REPUBLIKA.CO.ID, JAKARTA -- Menteri BUMN, Dahlan Iskan, mengemukakan alasannya tidak bisa menghadiri panggilan Komisi VII DPR. Ia mengatakan pada saat pemanggilan, ia sedang berada di Jambi untuk meninjau beberapa proyek di provinsi tersebut.
“Saya di Jambi, itu sudah dijadwal,” katanya saat ditemui di Kantor Presiden, Kamis (25/10).
Dalam kunjungan kerja itu, ia meresmikan penjualan 1.000 ekor sapi hasil program integrasi sawit di PT Perkebunan Nusantara VI. Selain itu, ia juga meninjau proyek pembangunan Bandara Sultan Thaha dan Proyek Pembangkit Listrik Tenaga Mesin Gas.
Menanggapi hasil audit BPK terkait dugaan kerugian negara sebesar Rp 37 triliun di PT Perusahaan Listrik Negara (PLN) saat dirinya menjabat Direktur Utama, Dahlan menerangkan, waktu itu PLN dijanjikan akan dipasok gas sebagai pengganti BBM untuk pembangkit listrik sebanyak 200 MM sebagai langkah penghematan, dan sudah disahkan oleh DPR. Namun katanya, hingga 2011, gas yang dijanjikan tidak datang, sementara PLN tidak memiliki gas maka rencana tersebut gagal dilakukan.

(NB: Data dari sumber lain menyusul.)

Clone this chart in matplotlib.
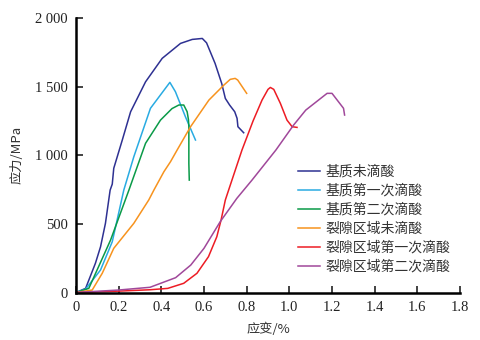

Dalam situasi itu, kata Dahlan, hanya ada dua pilihan yang dapat dilakukan dalam menghadapi persoalan itu, yakni listrik di Jakarta padam selama 6-8 bulan, atau tetap menggunakan BBM. Akhirnya pilihan kedualah yang dilakukan.
"Tahun itu, PLN dijanjikan akan didatangkan gas sebanyak 200 MM pengganti BBM pembangkit listrik, namun hingga 2011, gas yang dijanjikan tidak juga datang. Jadi bukan gas milik PLN, PLN tidak punya gas, gas itu milik swasta,” katanya.
Menurut dia, karena tidak jadi pakai gas, maka rencana penghematan tidak dapat terwujud, sebab gasnya memang tidak ada. Audit atas rencana dan catatan itulah yang mungkin menjadi temuan BPK.
"Karena tetap pakai BBM, maka tidak jadi penghematan, dan mungkin karena itulah saya dikatakan telah merugikan negara sebesar Rp 37 triliun. Bahkan menurut saya kurang besar, harus lebih besar dari Rp 37 triliun. BPK itu tidak menyalahkan PLN," katanya.